⟨

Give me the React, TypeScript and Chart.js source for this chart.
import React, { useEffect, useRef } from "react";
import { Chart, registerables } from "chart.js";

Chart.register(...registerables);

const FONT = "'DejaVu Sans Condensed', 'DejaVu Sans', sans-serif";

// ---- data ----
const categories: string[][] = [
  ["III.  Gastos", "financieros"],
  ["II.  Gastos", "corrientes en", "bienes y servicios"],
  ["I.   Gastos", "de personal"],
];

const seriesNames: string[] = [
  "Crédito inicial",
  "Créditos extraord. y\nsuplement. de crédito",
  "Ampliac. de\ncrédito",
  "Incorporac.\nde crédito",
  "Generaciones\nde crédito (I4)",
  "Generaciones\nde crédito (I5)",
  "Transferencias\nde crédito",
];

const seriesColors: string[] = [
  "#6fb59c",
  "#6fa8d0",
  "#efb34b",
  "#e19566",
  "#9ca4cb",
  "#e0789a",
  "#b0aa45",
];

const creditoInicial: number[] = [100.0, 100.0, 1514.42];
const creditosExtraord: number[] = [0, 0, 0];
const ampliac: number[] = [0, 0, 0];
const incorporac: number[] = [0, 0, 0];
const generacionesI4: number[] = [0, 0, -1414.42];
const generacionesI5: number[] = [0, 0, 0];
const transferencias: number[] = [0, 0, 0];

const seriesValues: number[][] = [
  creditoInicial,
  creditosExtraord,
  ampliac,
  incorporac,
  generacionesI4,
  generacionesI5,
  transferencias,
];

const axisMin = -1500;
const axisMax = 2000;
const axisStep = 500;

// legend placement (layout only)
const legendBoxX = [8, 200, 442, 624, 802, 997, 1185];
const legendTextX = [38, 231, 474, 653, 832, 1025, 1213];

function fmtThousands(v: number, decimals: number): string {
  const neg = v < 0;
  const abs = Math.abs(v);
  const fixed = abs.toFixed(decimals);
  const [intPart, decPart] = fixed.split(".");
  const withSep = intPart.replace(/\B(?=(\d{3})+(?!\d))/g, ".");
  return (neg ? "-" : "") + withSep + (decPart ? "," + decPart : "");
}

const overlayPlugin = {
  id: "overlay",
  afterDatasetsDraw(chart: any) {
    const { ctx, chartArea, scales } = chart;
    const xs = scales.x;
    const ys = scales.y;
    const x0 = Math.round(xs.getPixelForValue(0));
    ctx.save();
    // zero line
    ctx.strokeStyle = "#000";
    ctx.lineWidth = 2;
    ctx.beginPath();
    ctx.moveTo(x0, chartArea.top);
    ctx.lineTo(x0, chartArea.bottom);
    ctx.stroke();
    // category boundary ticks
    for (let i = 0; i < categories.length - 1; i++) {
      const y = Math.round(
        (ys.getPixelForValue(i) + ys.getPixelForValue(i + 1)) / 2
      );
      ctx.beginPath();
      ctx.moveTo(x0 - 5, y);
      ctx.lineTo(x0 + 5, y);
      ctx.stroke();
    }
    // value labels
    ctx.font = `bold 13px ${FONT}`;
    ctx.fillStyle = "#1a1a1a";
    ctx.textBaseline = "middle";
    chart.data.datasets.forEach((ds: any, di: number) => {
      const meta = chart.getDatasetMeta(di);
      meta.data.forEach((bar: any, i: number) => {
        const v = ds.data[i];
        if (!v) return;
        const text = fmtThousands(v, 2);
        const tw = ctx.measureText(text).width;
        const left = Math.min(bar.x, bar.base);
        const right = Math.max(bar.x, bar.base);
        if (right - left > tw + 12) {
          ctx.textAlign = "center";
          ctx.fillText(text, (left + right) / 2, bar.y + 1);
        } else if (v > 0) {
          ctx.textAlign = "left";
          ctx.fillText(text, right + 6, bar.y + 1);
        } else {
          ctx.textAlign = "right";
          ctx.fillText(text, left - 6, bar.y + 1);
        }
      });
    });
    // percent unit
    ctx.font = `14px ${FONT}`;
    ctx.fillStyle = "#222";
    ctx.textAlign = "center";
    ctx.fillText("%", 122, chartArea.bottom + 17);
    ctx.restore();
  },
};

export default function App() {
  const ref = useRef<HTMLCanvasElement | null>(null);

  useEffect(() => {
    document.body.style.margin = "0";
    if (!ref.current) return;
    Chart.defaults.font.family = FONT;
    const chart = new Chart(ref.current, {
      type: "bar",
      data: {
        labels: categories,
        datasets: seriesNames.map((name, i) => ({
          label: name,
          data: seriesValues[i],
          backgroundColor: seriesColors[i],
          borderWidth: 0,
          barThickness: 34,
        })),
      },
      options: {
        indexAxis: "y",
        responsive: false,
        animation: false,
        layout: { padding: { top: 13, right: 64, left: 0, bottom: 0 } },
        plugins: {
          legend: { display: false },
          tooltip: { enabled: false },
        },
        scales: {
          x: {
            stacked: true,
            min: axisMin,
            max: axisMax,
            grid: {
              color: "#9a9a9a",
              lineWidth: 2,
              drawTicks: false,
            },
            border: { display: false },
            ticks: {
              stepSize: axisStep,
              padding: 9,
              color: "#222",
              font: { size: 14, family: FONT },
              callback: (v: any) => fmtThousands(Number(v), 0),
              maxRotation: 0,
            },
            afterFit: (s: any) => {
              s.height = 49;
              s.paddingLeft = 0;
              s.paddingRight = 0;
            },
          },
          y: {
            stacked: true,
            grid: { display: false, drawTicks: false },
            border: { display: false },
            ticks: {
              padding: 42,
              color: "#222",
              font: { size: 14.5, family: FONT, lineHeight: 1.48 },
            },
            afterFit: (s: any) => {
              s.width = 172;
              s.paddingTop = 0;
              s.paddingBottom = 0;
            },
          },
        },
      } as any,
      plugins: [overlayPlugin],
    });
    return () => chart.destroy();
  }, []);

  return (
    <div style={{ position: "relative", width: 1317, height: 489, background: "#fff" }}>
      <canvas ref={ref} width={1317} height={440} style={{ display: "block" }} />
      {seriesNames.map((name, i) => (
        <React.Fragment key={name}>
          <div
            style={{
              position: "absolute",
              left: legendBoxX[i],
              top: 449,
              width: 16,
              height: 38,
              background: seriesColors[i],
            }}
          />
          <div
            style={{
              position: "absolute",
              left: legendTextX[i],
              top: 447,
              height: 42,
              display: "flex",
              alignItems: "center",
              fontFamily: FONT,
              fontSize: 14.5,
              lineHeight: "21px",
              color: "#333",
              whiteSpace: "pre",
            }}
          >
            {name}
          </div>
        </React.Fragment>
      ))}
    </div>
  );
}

⟩

## Written task
Print, please, the lines above from the very first through the one that holds "const axisStep = 500;", both included, word for word and with nothing else.

## Correct result
Give me the React, TypeScript and Chart.js source for this chart.
import React, { useEffect, useRef } from "react";
import { Chart, registerables } from "chart.js";

Chart.register(...registerables);

const FONT = "'DejaVu Sans Condensed', 'DejaVu Sans', sans-serif";

// ---- data ----
const categories: string[][] = [
  ["III.  Gastos", "financieros"],
  ["II.  Gastos", "corrientes en", "bienes y servicios"],
  ["I.   Gastos", "de personal"],
];

const seriesNames: string[] = [
  "Crédito inicial",
  "Créditos extraord. y\nsuplement. de crédito",
  "Ampliac. de\ncrédito",
  "Incorporac.\nde crédito",
  "Generaciones\nde crédito (I4)",
  "Generaciones\nde crédito (I5)",
  "Transferencias\nde crédito",
];

const seriesColors: string[] = [
  "#6fb59c",
  "#6fa8d0",
  "#efb34b",
  "#e19566",
  "#9ca4cb",
  "#e0789a",
  "#b0aa45",
];

const creditoInicial: number[] = [100.0, 100.0, 1514.42];
const creditosExtraord: number[] = [0, 0, 0];
const ampliac: number[] = [0, 0, 0];
const incorporac: number[] = [0, 0, 0];
const generacionesI4: number[] = [0, 0, -1414.42];
const generacionesI5: number[] = [0, 0, 0];
const transferencias: number[] = [0, 0, 0];

const seriesValues: number[][] = [
  creditoInicial,
  creditosExtraord,
  ampliac,
  incorporac,
  generacionesI4,
  generacionesI5,
  transferencias,
];

const axisMin = -1500;
const axisMax = 2000;
const axisStep = 500;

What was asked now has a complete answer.